Long-Term Consequences Beyond Graduation
School experiences shape how individuals relate to systems for life.
Students who internalize school as unsafe often carry this into adulthood as difficulty trusting authority, fear of evaluation, avoidance of collaboration, or over-functioning through perfectionism.
The workplace becomes another classroom. Meetings feel like tests. Feedback feels like threat.
Education does not end at graduation—it echoes.
What Trauma-Informed Leadership Looks Like
For administrators, addressing trauma begins at the systemic level. Policies, schedules, disciplinary approaches, and staff support all influence nervous system health.
Trauma-informed leadership prioritizes:
- emotional safety alongside academic performance
- relational repair over punishment alone
- staff regulation as foundational to student regulation
When educators feel supported, students benefit.
Moving Toward Regulation, Not Control
Schools that emphasize regulation rather than control see measurable shifts. Behavior becomes more manageable. Engagement increases. Teachers feel less depleted. Students feel more seen.
This is not a quick fix. It’s a cultural shift—one that recognizes that education is as much about how students feel while learning as what they are taught.
A Closing Reflection for Educators
Trauma-aware education is not about perfection. It’s about awareness, flexibility, and care.
Every interaction matters. Every regulated adult becomes a signal of safety.
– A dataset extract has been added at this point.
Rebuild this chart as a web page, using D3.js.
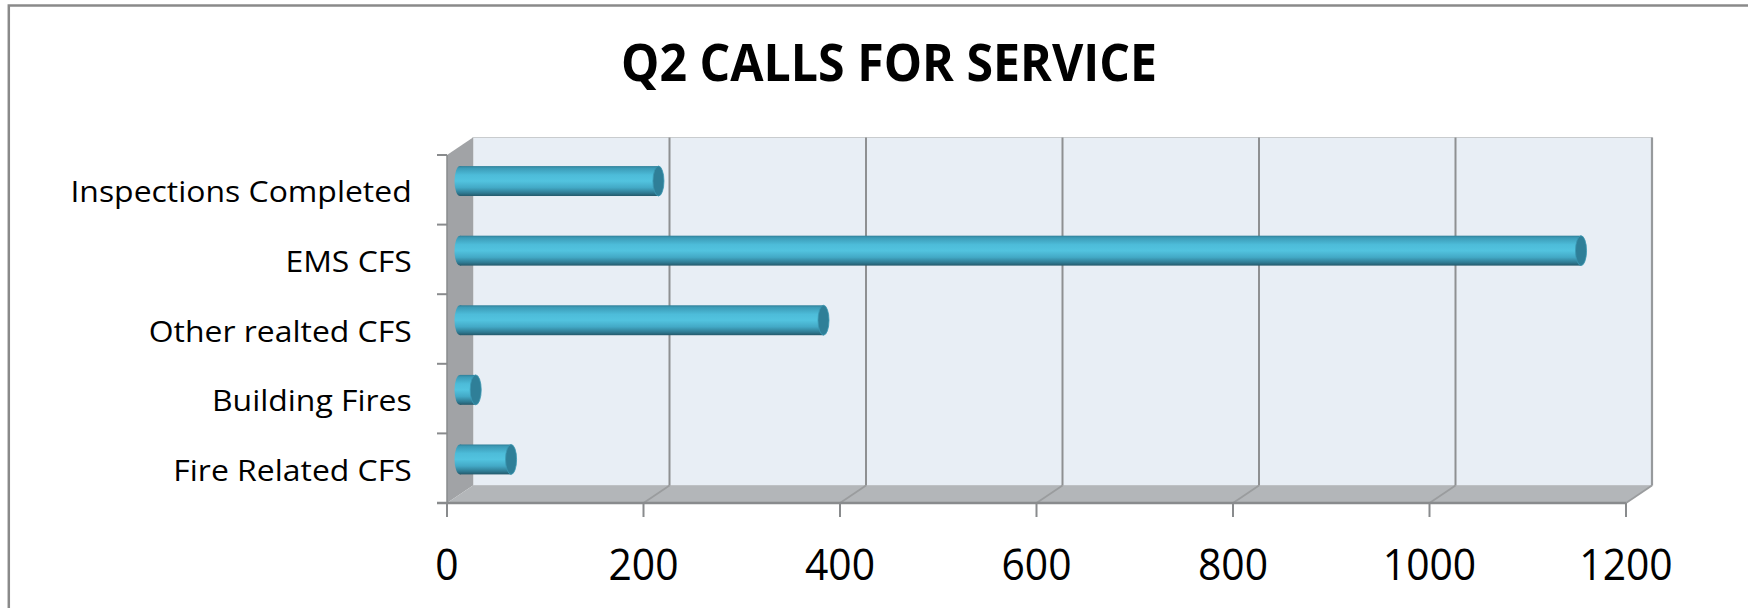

Every classroom has the potential to be a place where nervous systems settle rather than brace.
When schools become environments of safety, learning follows naturally.
And that is not a soft approach—it is a profoundly effective one.
As educators and administrators, you are uniquely positioned to interrupt the long-term impact of trauma.
- Reflect on moments when compliance was mistaken for wellness
- Create spaces where emotions are acknowledged, not punished
- Invite conversations about safety, not just success
And most importantly: listen to the stories beneath the outcomes.
Because the goal of education is not only to produce graduates —
but regulated, resilient humans who can trust, collaborate, and thrive.